Rabu 14 Dec 2016 15:49 WIB

Hujan dan Doa Kedamaian Warga Aleppo

Rep: Lida Puspaningtyas/ Red: Ani Nursalikah
Perempuan Suriah berjalan melewati sebuah jasad yang tergeletak di tepi jalan Aleppo.
Foto: AP Photo/ Manu Brabo
Perempuan Suriah berjalan melewati sebuah jasad yang tergeletak di tepi jalan Aleppo.

REPUBLIKA.CO.ID, ALEPPO TIMUR -- Penduduk Aleppo selalu berdoa hujan turun setiap hari. Saat hujan, tidak akan ada pesawat tempur yang berlalu lalang. Bom tidak akan turun bersamaan dengan air hujan.
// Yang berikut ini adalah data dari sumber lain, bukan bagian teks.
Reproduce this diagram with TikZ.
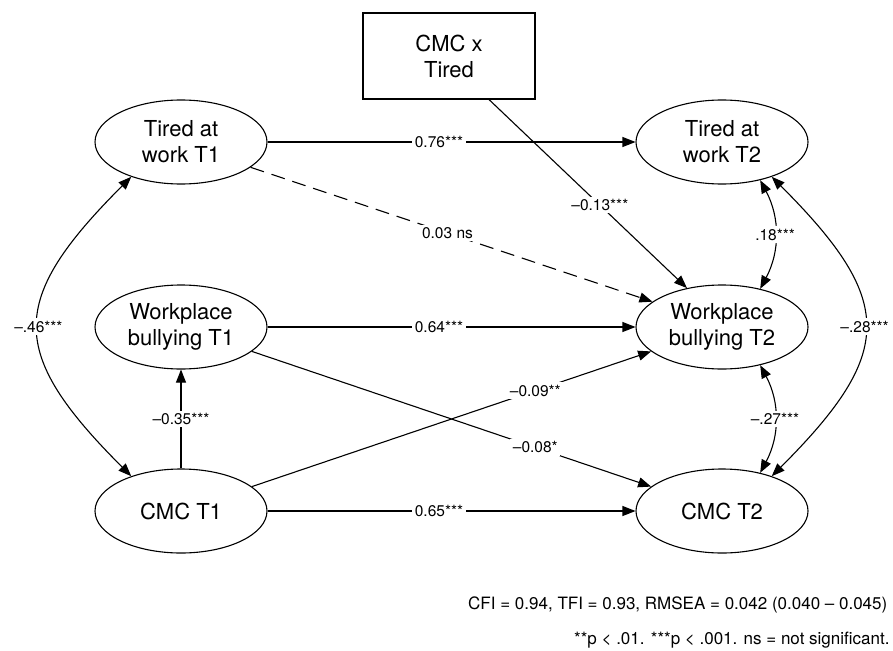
\documentclass[tikz,border=0pt]{standalone}
\usepackage{fontspec}
\setmainfont{TeX Gyre Heros}
\usetikzlibrary{shapes.geometric,arrows.meta}

\begin{document}
\begin{tikzpicture}[x=1pt, y=1pt,
    latent/.style={ellipse, draw, line width=1.1pt, minimum width=172pt, minimum height=84pt, inner sep=0pt, align=center, font=\fontsize{22}{26}\selectfont},
    observed/.style={rectangle, draw, line width=1.1pt, minimum width=172pt, minimum height=86pt, inner sep=0pt, align=center, font=\fontsize{22}{26}\selectfont},
    coef/.style={fill=white, inner sep=2.5pt, font=\fontsize{15.5}{18}\selectfont},
    path/.style={line width=1.1pt, -{Triangle[length=13pt,width=10pt]}},
    cov/.style={line width=1.1pt, {Triangle[length=13pt,width=10pt]}-{Triangle[length=13pt,width=10pt]}},
    note/.style={anchor=west, inner sep=0pt, font=\fontsize{17}{20}\selectfont}]
        \useasboundingbox (0, 0) rectangle (893, -650);
        \node (cmcx) at (449, -56) [observed] {CMC x\\Tired};
        \node (tw1) at (181, -142) [latent] {Tired at\\work T1};
        \node (tw2) at (722, -142) [latent] {Tired at\\work T2};
        \node (wb1) at (181, -327) [latent] {Workplace\\bullying T1};
        \node (wb2) at (722, -327) [latent] {Workplace\\bullying T2};
        \node (cmc1) at (181, -511) [latent] {CMC T1};
        \node (cmc2) at (722, -511) [latent] {CMC T2};
        % paths
        \draw [path] (tw1) edge node [coef, pos=0.466]{0.76***} (tw2);
        \draw [path] (wb1) edge node [coef, pos=0.466]{0.64***} (wb2);
        \draw [path] (cmc1) edge node [coef, pos=0.466]{0.65***} (cmc2);
        \draw [path, dash pattern=on 14pt off 8pt] (tw1.-20) -- node [coef, pos=0.49]{0.03 ns} (wb2.160);
        \draw [path] ([xshift=40pt]cmcx.south) -- node [coef, pos=0.56]{–0.13***} (wb2.132);
        \draw [path] (wb1.-19) -- node [coef, pos=0.71]{–0.08*} (cmc2.161);
        \draw [path] (cmc1.19) -- node [coef, pos=0.71]{–0.09**} (wb2.199);
        \draw [path] (cmc1) edge node [coef]{–0.35***} (wb1);
        % covariances
        \draw [cov] (tw1.215) to [out=225, in=135, looseness=1.5] node [coef]{–.46***} (cmc1.145);
        \draw [cov] (tw2.-35) to [out=-45, in=45, looseness=1.5] node [coef]{–.28***} (cmc2.35);
        \draw [cov] (tw2.-45) to [bend left=28] node [coef]{.18***} (wb2.45);
        \draw [cov] (wb2.-45) to [bend left=28] node [coef]{–.27***} (cmc2.45);
        % fit
        \node (fit) at (468, -605) [note] {CFI = 0.94, TFI = 0.93, RMSEA = 0.042 (0.040 – 0.045)};
        \node (sig) at (574, -640) [note] {**p < .01. ***p < .001. ns = not significant.};
    \end{tikzpicture}
\end{document}
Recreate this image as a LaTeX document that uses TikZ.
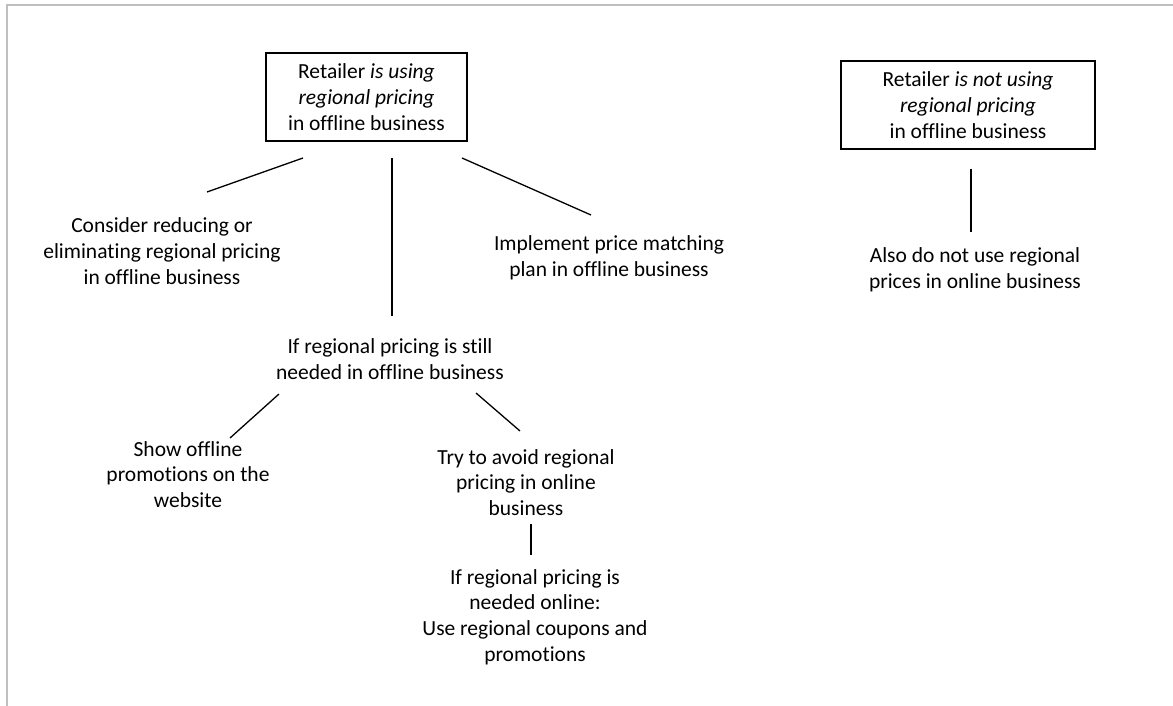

Penduduk Aleppo juga paling berharap hujan turun cukup lama. Berharap waktu tersebut cukup untuk pihak internasional datang membawa bala bantuan. Menolong 150 ribu sipil yang terjebak.

Kontributor Aljazirah di Aleppo, Bilal Abdul Kareem mengatakan situasi di sana sangat memutus harapan. Banyak orang putus asa. Mereka yang masih kuat memutuskan mencari jalan keluar.

Mereka berjejal di wilayah sekitar 10 Km persegi. Banyak anak-anak dan bayi di sana. Seorang ibu bisa membawa tiga sampai empat anak mereka. Gembolan tas dibawa seadanya. Kadang berisi pakaian, makanan kecil, tas plastik, hingga sejumlah alat masak praktis.

"Saya memilih datang ke Aleppo beberapa pekan lalu, saya pikir akan tinggal beberapa hari saja, tapi ternyata tidak," kata Kareem dilansir Aljazirah, Selasa (13/12).

Ia sudah berada di Aleppo selama beberapa pekan. Padahal situasi sangat berisiko.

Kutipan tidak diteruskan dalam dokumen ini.